-- BEGIN --
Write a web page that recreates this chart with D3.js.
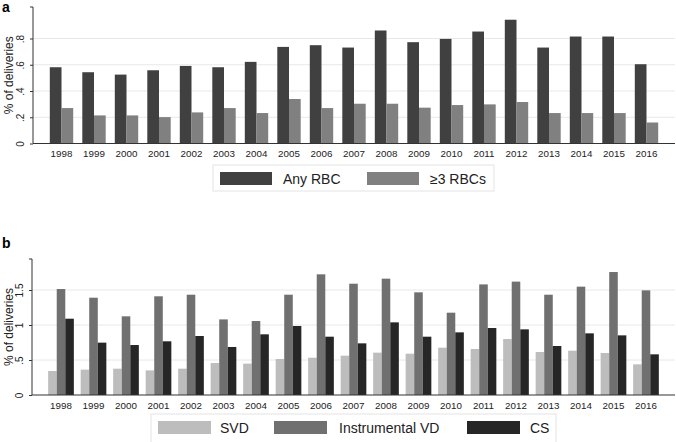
<!DOCTYPE html>
<html><head><meta charset="utf-8">
<script src="https://cdn.jsdelivr.net/npm/d3@7"></script>
<style>body{margin:0;background:#fff}svg{display:block}text{font-family:"Liberation Sans",Arial,sans-serif}</style>
</head><body>
<script>
const years = ["1998","1999","2000","2001","2002","2003","2004","2005","2006","2007","2008","2009","2010","2011","2012","2013","2014","2015","2016"];
const anyRBC = [0.581,0.543,0.525,0.558,0.591,0.581,0.622,0.736,0.749,0.731,0.861,0.772,0.797,0.853,0.943,0.731,0.815,0.815,0.604];
const threeRBC = [0.27,0.214,0.214,0.201,0.237,0.27,0.232,0.339,0.27,0.303,0.303,0.273,0.293,0.298,0.316,0.232,0.232,0.232,0.16];
const svd = [0.343,0.362,0.376,0.352,0.376,0.457,0.448,0.514,0.533,0.562,0.605,0.59,0.676,0.657,0.8,0.614,0.633,0.6,0.438];
const instrVD = [1.514,1.39,1.124,1.41,1.433,1.08,1.057,1.433,1.724,1.59,1.662,1.467,1.176,1.58,1.62,1.433,1.548,1.757,1.495];
const cs = [1.09,0.748,0.714,0.767,0.843,0.686,0.867,0.986,0.833,0.738,1.038,0.833,0.895,0.957,0.938,0.7,0.881,0.852,0.581];
const ticksA = [0,0.2,0.4,0.6,0.8];
const tickLabelsA = ["0",".2",".4",".6",".8"];
const ticksB = [0,0.5,1,1.5];
const tickLabelsB = ["0",".5","1","1.5"];
const seriesA = [{name:"Any RBC", values:anyRBC, color:"#404040"},{name:"\u22653 RBCs", values:threeRBC, color:"#808080"}];
const seriesB = [{name:"SVD", values:svd, color:"#bdbdbd"},{name:"Instrumental VD", values:instrVD, color:"#707070"},{name:"CS", values:cs, color:"#262626"}];

const svg = d3.select("body").append("svg").attr("width",676).attr("height",442);

function panel(cfg){
  const g = svg.append("g");
  const x = d3.scaleBand().domain(years).range([cfg.x0, cfg.x1]).paddingInner(cfg.pi).paddingOuter(cfg.po);
  const sub = d3.scaleBand().domain(cfg.series.map(s=>s.name)).range([0, x.bandwidth()]);
  const y = d3.scaleLinear().domain([0, cfg.ymax]).range([cfg.yb, cfg.yt]);
  g.append("g").selectAll("line").data(cfg.ticks.filter(t=>t>0)).join("line")
    .attr("x1", cfg.x0).attr("x2", cfg.x1).attr("y1", d=>y(d)).attr("y2", d=>y(d))
    .attr("stroke","#e8e8e8").attr("stroke-width",1);
  cfg.series.forEach(s=>{
    g.append("g").selectAll("rect").data(s.values).join("rect")
      .attr("x",(d,i)=>x(years[i])+sub(s.name)).attr("width",sub.bandwidth())
      .attr("y",d=>y(d)).attr("height",d=>y(0)-y(d)).attr("fill",s.color);
  });
  const ya = d3.axisLeft(y).tickValues(cfg.ticks).tickFormat((d,i)=>cfg.tickLabels[i]).tickSize(3).tickPadding(2);
  const yg = g.append("g").attr("transform",`translate(${cfg.x0},0)`).call(ya);
  yg.select(".domain").attr("stroke","#333").attr("d",`M-3,${cfg.yt}H0V${cfg.yb}`);
  yg.selectAll(".tick line").attr("stroke","#333");
  yg.selectAll(".tick text").attr("text-anchor","middle").attr("dy",null).attr("x",null).attr("y",0)
    .attr("transform","translate(-9,0) rotate(-90)")
    .attr("font-size","10px").attr("fill","#222");
  const xa = d3.axisBottom(x).tickSize(0).tickPadding(7);
  const xg = g.append("g").attr("transform",`translate(0,${cfg.yb})`).call(xa);
  xg.select(".domain").attr("stroke","#333").attr("d",`M${cfg.x0},0H${cfg.x1}`);
  xg.selectAll(".tick text").attr("font-size","9.8px").attr("fill","#222");
  g.append("text").attr("transform",`translate(13,${(cfg.yt+cfg.yb)/2}) rotate(-90)`)
    .attr("text-anchor","middle").attr("font-size","12px").attr("fill","#222").text("% of deliveries");
  g.append("text").attr("x",2).attr("y",cfg.letterY).attr("font-size","14px").attr("font-weight","bold").text(cfg.letter);
  const lg = g.append("g");
  lg.append("rect").attr("x",cfg.leg.x0).attr("y",cfg.leg.y0).attr("width",cfg.leg.x1-cfg.leg.x0).attr("height",cfg.leg.y1-cfg.leg.y0)
    .attr("fill","#fff").attr("stroke","#e4e4e4");
  cfg.series.forEach((s,i)=>{
    lg.append("rect").attr("x",cfg.leg.sw[i]).attr("y",cfg.leg.sy).attr("width",cfg.leg.swW).attr("height",13).attr("fill",s.color);
    lg.append("text").attr("x",cfg.leg.tx[i]).attr("y",cfg.leg.sy+11.5).attr("font-size","14px").attr("fill","#222").text(s.name);
  });
}

panel({series:seriesA, x0:33, x1:675, pi:0.28, po:0.517, ymax:1.04, yb:143.5, yt:7, ticks:ticksA, tickLabels:tickLabelsA,
  letter:"a", letterY:12,
  leg:{x0:213,x1:494,y0:165,y1:191,sy:172,swW:52,sw:[220,367],tx:[283,430]}});
panel({series:seriesB, x0:32, x1:675, pi:0.21, po:0.4975, ymax:1.943, yb:395, yt:259, ticks:ticksB, tickLabels:tickLabelsB,
  letter:"b", letterY:248,
  leg:{x0:151,x1:556,y0:414,y1:450,sy:421,swW:53,sw:[158,274,467],tx:[220,339,530]}});
</script>
</body></html>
-- END --
* [Requirements] Copy the material exactly. Do not include the pictures.

* [Response to this exercise]
Write a web page that recreates this chart with D3.js.
<!DOCTYPE html>
<html><head><meta charset="utf-8">
<script src="https://cdn.jsdelivr.net/npm/d3@7"></script>
<style>body{margin:0;background:#fff}svg{display:block}text{font-family:"Liberation Sans",Arial,sans-serif}</style>
</head><body>
<script>
const years = ["1998","1999","2000","2001","2002","2003","2004","2005","2006","2007","2008","2009","2010","2011","2012","2013","2014","2015","2016"];
const anyRBC = [0.581,0.543,0.525,0.558,0.591,0.581,0.622,0.736,0.749,0.731,0.861,0.772,0.797,0.853,0.943,0.731,0.815,0.815,0.604];
const threeRBC = [0.27,0.214,0.214,0.201,0.237,0.27,0.232,0.339,0.27,0.303,0.303,0.273,0.293,0.298,0.316,0.232,0.232,0.232,0.16];
const svd = [0.343,0.362,0.376,0.352,0.376,0.457,0.448,0.514,0.533,0.562,0.605,0.59,0.676,0.657,0.8,0.614,0.633,0.6,0.438];
const instrVD = [1.514,1.39,1.124,1.41,1.433,1.08,1.057,1.433,1.724,1.59,1.662,1.467,1.176,1.58,1.62,1.433,1.548,1.757,1.495];
const cs = [1.09,0.748,0.714,0.767,0.843,0.686,0.867,0.986,0.833,0.738,1.038,0.833,0.895,0.957,0.938,0.7,0.881,0.852,0.581];
const ticksA = [0,0.2,0.4,0.6,0.8];
const tickLabelsA = ["0",".2",".4",".6",".8"];
const ticksB = [0,0.5,1,1.5];
const tickLabelsB = ["0",".5","1","1.5"];
const seriesA = [{name:"Any RBC", values:anyRBC, color:"#404040"},{name:"\u22653 RBCs", values:threeRBC, color:"#808080"}];
const seriesB = [{name:"SVD", values:svd, color:"#bdbdbd"},{name:"Instrumental VD", values:instrVD, color:"#707070"},{name:"CS", values:cs, color:"#262626"}];

const svg = d3.select("body").append("svg").attr("width",676).attr("height",442);

function panel(cfg){
  const g = svg.append("g");
  const x = d3.scaleBand().domain(years).range([cfg.x0, cfg.x1]).paddingInner(cfg.pi).paddingOuter(cfg.po);
  const sub = d3.scaleBand().domain(cfg.series.map(s=>s.name)).range([0, x.bandwidth()]);
  const y = d3.scaleLinear().domain([0, cfg.ymax]).range([cfg.yb, cfg.yt]);
  g.append("g").selectAll("line").data(cfg.ticks.filter(t=>t>0)).join("line")
    .attr("x1", cfg.x0).attr("x2", cfg.x1).attr("y1", d=>y(d)).attr("y2", d=>y(d))
    .attr("stroke","#e8e8e8").attr("stroke-width",1);
  cfg.series.forEach(s=>{
    g.append("g").selectAll("rect").data(s.values).join("rect")
      .attr("x",(d,i)=>x(years[i])+sub(s.name)).attr("width",sub.bandwidth())
      .attr("y",d=>y(d)).attr("height",d=>y(0)-y(d)).attr("fill",s.color);
  });
  const ya = d3.axisLeft(y).tickValues(cfg.ticks).tickFormat((d,i)=>cfg.tickLabels[i]).tickSize(3).tickPadding(2);
  const yg = g.append("g").attr("transform",`translate(${cfg.x0},0)`).call(ya);
  yg.select(".domain").attr("stroke","#333").attr("d",`M-3,${cfg.yt}H0V${cfg.yb}`);
  yg.selectAll(".tick line").attr("stroke","#333");
  yg.selectAll(".tick text").attr("text-anchor","middle").attr("dy",null).attr("x",null).attr("y",0)
    .attr("transform","translate(-9,0) rotate(-90)")
    .attr("font-size","10px").attr("fill","#222");
  const xa = d3.axisBottom(x).tickSize(0).tickPadding(7);
  const xg = g.append("g").attr("transform",`translate(0,${cfg.yb})`).call(xa);
  xg.select(".domain").attr("stroke","#333").attr("d",`M${cfg.x0},0H${cfg.x1}`);
  xg.selectAll(".tick text").attr("font-size","9.8px").attr("fill","#222");
  g.append("text").attr("transform",`translate(13,${(cfg.yt+cfg.yb)/2}) rotate(-90)`)
    .attr("text-anchor","middle").attr("font-size","12px").attr("fill","#222").text("% of deliveries");
  g.append("text").attr("x",2).attr("y",cfg.letterY).attr("font-size","14px").attr("font-weight","bold").text(cfg.letter);
  const lg = g.append("g");
  lg.append("rect").attr("x",cfg.leg.x0).attr("y",cfg.leg.y0).attr("width",cfg.leg.x1-cfg.leg.x0).attr("height",cfg.leg.y1-cfg.leg.y0)
    .attr("fill","#fff").attr("stroke","#e4e4e4");
  cfg.series.forEach((s,i)=>{
    lg.append("rect").attr("x",cfg.leg.sw[i]).attr("y",cfg.leg.sy).attr("width",cfg.leg.swW).attr("height",13).attr("fill",s.color);
    lg.append("text").attr("x",cfg.leg.tx[i]).attr("y",cfg.leg.sy+11.5).attr("font-size","14px").attr("fill","#222").text(s.name);
  });
}

panel({series:seriesA, x0:33, x1:675, pi:0.28, po:0.517, ymax:1.04, yb:143.5, yt:7, ticks:ticksA, tickLabels:tickLabelsA,
  letter:"a", letterY:12,
  leg:{x0:213,x1:494,y0:165,y1:191,sy:172,swW:52,sw:[220,367],tx:[283,430]}});
panel({series:seriesB, x0:32, x1:675, pi:0.21, po:0.4975, ymax:1.943, yb:395, yt:259, ticks:ticksB, tickLabels:tickLabelsB,
  letter:"b", letterY:248,
  leg:{x0:151,x1:556,y0:414,y1:450,sy:421,swW:53,sw:[158,274,467],tx:[220,339,530]}});
</script>
</body></html>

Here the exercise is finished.